Ablation and Analysis: The authors conducted extensive ablation studies to assess the key components of Lavender and their impact on performance. Key findings include that learned aggregation consistently outperforms manual methods, pretraining the Aligner significantly mitigates catastrophic forgetting, LoRA achieves better short-term results, and aligning all cross-attention layers in Llama-3.2-11B proves most effective.
Failure Strategies: The paper discusses strategies that were tested and found to be less effective, including fully finetuning without pretraining, frequent switching between training strategies, and mixing extra data.
Limitations and Future Work: The paper identifies limitations of the study, including limited compute, exploring higher-resolution diffusion models, more accurate attention map extraction, and improved handling of self-attention-only models.
Broad Impacts: The paper discusses the potential broad impacts of Lavender, including synergy between models, addressing data scarcity, data privacy, VLM attention alignment with other vision foundation models, alternative multimodal modalities beyond vision–language, and attention alignment as vision feedback in reinforcement learning.

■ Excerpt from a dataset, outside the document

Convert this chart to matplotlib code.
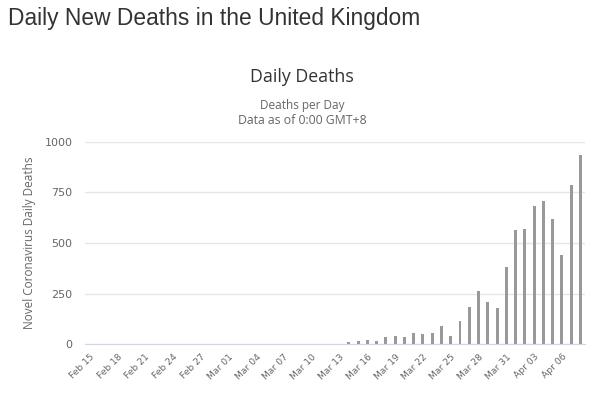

Conclusion: The paper concludes that Lavender effectively aligns VLM attention with Diffusion Models, improving robustness across diverse domains. The authors suggest that this approach demonstrates potential for advancing text-vision alignment in multimodal LLMs and lays the groundwork for future research into efficient fine-tuning and cross-modal alignment techniques.